Facebook blasts snooping employers
SAN FRANCISCO, California - Facebook on Friday blasted employers that want to peer at what workers have posted on their personal accounts at the world's leading social network.
Facebook chief privacy officer Erin Egan urged members of the online community not to share passwords with current or potential employers and warned companies to resist pressing for access.
"In recent months we've seen a distressing increase in reports of employers or others seeking to gain inappropriate access to people's Facebook profiles or private information," Egan said in a blog post.
"The most alarming of these practices is the reported incidences of employers asking prospective or actual employees to reveal their passwords."
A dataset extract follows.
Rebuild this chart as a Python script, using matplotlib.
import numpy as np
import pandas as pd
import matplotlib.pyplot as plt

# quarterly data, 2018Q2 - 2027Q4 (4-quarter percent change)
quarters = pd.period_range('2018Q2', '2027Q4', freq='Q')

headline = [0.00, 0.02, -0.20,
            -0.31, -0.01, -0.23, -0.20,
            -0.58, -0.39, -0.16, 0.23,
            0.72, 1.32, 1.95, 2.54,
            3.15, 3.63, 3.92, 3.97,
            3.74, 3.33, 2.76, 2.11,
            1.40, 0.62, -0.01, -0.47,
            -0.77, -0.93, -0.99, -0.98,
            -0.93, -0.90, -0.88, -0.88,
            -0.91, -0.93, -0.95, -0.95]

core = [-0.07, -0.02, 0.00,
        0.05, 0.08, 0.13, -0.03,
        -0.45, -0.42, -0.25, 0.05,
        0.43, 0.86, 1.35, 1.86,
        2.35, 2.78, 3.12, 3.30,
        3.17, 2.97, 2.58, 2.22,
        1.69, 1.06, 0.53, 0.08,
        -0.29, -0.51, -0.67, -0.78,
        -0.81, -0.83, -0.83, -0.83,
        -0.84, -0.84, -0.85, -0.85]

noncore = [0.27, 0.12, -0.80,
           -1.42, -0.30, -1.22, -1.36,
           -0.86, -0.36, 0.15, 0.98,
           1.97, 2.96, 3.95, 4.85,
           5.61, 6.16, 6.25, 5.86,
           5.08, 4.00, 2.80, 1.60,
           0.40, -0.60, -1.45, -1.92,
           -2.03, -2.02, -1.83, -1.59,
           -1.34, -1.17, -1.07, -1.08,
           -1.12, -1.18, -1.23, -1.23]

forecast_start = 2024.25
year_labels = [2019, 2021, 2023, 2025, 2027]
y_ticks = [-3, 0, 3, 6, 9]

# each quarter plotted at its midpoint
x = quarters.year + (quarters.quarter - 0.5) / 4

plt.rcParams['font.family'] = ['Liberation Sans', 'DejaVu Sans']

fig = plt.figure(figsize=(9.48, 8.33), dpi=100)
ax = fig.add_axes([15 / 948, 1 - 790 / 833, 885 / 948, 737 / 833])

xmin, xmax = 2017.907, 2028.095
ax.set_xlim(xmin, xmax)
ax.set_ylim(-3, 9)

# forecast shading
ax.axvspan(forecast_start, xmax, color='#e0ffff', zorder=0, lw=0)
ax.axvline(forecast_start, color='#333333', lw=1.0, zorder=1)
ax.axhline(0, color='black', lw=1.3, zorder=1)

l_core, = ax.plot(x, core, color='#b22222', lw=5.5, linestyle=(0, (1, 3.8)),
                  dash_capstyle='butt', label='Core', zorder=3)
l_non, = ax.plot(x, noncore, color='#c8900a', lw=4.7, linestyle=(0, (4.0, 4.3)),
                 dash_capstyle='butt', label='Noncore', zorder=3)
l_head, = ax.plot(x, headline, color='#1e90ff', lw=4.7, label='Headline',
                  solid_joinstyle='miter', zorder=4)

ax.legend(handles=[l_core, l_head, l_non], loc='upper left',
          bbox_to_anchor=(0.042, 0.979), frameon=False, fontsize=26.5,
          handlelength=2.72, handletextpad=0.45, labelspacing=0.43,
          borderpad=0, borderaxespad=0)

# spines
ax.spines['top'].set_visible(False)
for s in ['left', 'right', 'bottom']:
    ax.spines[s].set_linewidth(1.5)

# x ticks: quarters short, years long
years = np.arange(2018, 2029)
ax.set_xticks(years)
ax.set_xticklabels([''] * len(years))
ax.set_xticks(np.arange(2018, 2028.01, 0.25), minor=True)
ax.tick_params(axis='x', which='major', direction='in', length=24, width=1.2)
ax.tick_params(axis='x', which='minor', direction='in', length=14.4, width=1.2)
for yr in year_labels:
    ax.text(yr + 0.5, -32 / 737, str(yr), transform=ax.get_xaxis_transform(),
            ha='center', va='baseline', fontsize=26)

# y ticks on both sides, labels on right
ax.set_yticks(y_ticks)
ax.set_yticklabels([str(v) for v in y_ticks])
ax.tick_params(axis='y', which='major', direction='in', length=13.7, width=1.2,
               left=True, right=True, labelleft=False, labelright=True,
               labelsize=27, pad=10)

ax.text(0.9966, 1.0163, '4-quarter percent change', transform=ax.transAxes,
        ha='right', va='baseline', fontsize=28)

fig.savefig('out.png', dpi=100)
She argued that snooping employers undermine the privacy of workers, and their friends at Facebook, while exposing themselves to legal risks.
For example, prospective employers could be accused of discriminating against an applicant based on seeing Facebook account information revealing someone's age or sexual preference.
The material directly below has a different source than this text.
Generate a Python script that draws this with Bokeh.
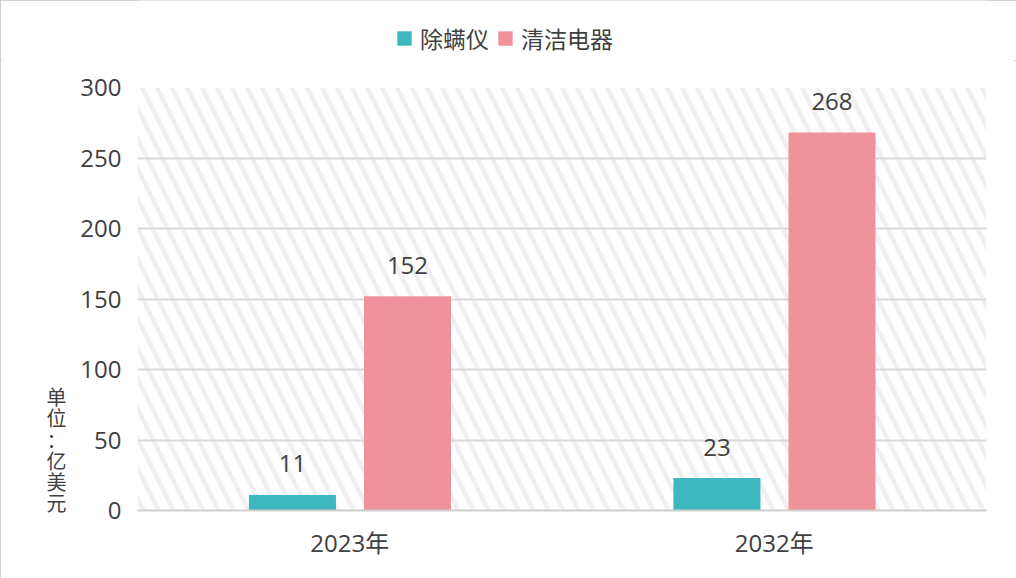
from bokeh.plotting import figure
from bokeh.layouts import column
from bokeh.models import (ColumnDataSource, FactorRange, LabelSet, Legend, LegendItem,
                          BoxAnnotation, Range1d, FixedTicker, LinearAxis)
from bokeh.core.properties import value
from bokeh.transform import dodge
from bokeh.embed import file_html
from bokeh.resources import INLINE

years = ["2023年", "2032年"]
series_names = ["除螨仪", "清洁电器"]
mite_removers = [11, 23]
cleaning_appliances = [152, 268]
y_ticks = [0, 50, 100, 150, 200, 250, 300]
unit_label = "单位：亿美元"

colors = ["#3DB8BE", "#F0929C"]
FONT = "Open Sans, Noto Sans CJK SC, sans-serif"
TXT = "#404040"

src = ColumnDataSource(dict(
    year=years,
    a=mite_removers,
    b=cleaning_appliances,
    a_txt=[str(v) for v in mite_removers],
    b_txt=[str(v) for v in cleaning_appliances],
))

# ---- legend strip on top ----
lf = figure(width=1016, height=60, output_backend="svg", toolbar_location=None,
            x_axis_type=None, y_axis_type=None, min_border=0,
            x_range=Range1d(0, 1), y_range=Range1d(0, 1))
lf.grid.grid_line_color = None
lf.outline_line_color = None
la = lf.vbar(x=[0], top=[0], bottom=[0], width=0, fill_color=colors[0], line_color=None)
lb = lf.vbar(x=[0], top=[0], bottom=[0], width=0, fill_color=colors[1], line_color=None)
legend = Legend(items=[LegendItem(label=series_names[0], renderers=[la]),
                       LegendItem(label=series_names[1], renderers=[lb])],
                orientation="horizontal", location=(258, 5),
                glyph_width=18, glyph_height=18, label_text_font=FONT,
                label_text_font_size="23px", label_text_color=TXT, label_standoff=7,
                spacing=7, padding=0, margin=0, border_line_color=None,
                background_fill_alpha=0)
lf.add_layout(legend, "center")

# ---- main chart ----
p = figure(width=1016, height=518, x_range=FactorRange(*years), y_range=Range1d(0, 300),
           output_backend="svg", toolbar_location=None,
           min_border_left=137, min_border_right=30, min_border_top=27, min_border_bottom=68)
p.outline_line_color = None
p.background_fill_color = "white"

bg = BoxAnnotation(fill_color="white", fill_alpha=1.0, line_color=None,
                   hatch_pattern="\\", hatch_color="#f0f0f0", hatch_weight=4.5, hatch_scale=30,
                   level="image")
p.add_layout(bg)

ra = p.vbar(x=dodge("year", -0.135, range=p.x_range), top="a", width=0.205, source=src,
            fill_color=colors[0], line_color=None)
rb = p.vbar(x=dodge("year", 0.136, range=p.x_range), top="b", width=0.205, source=src,
            fill_color=colors[1], line_color=None)

for col, off in (("a", -0.135), ("b", 0.136)):
    p.add_layout(LabelSet(x=dodge("year", off, range=p.x_range), y=col, text=col + "_txt",
                          source=src, y_offset=31, text_align="center", text_baseline="middle",
                          text_font=value(FONT), text_font_size="24px", text_color=TXT))

p.xgrid.grid_line_color = None
p.ygrid.grid_line_color = "#d9d9d9"
p.ygrid.grid_line_width = 2

yax = p.yaxis[0]
yax.ticker = FixedTicker(ticks=y_ticks)
yax.axis_line_color = None
yax.major_tick_line_color = None
yax.minor_tick_line_color = None
yax.major_tick_out = 0
yax.major_tick_in = 0
yax.minor_tick_out = 0
yax.major_label_text_font = FONT
yax.major_label_text_font_size = "24px"
yax.major_label_text_color = TXT
yax.major_label_standoff = 16

xax = p.xaxis[0]
xax.axis_line_color = "#d0d0d0"
xax.axis_line_width = 2
xax.major_tick_line_color = None
xax.minor_tick_line_color = None
xax.major_tick_out = 0
xax.major_tick_in = 0
xax.major_label_text_font = FONT
xax.major_label_text_font_size = "24px"
xax.major_label_text_color = TXT
xax.major_label_standoff = 15

# vertical unit label, one upright character per line
unit_pos = [80, 65, 50, 35, 20, 5]
unit_ax = LinearAxis(ticker=FixedTicker(ticks=unit_pos),
                     major_label_overrides={pos: ch for pos, ch in zip(unit_pos, unit_label)},
                     axis_line_color=None, major_tick_line_color=None,
                     minor_tick_line_color=None, major_tick_out=0, major_tick_in=0,
                     minor_tick_out=0, major_label_standoff=11,
                     major_label_text_font=FONT, major_label_text_font_size="20px",
                     major_label_text_color=TXT)
p.add_layout(unit_ax, "left")

layout = column(lf, p, spacing=0, width=1016, height=578)
layout.styles = {"outline": "2px solid #c4c4c4", "outline-offset": "-2px"}

open("out.html", "w").write(file_html(layout, INLINE))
"You shouldn't be forced to share your private information and communications just to get a job," Egan said.
"As the friend of a (Facebook) user, you shouldn't have to worry that your private information or communications will be revealed to someone you don't know and didn't intend to share with just because that user is looking for a job."
To enforce the point, Facebook made it a violation of its policy to share or solicit an account password.
"We don't think employers should be asking prospective employees to provide their passwords because we don't think it's right the thing to do," Egan said.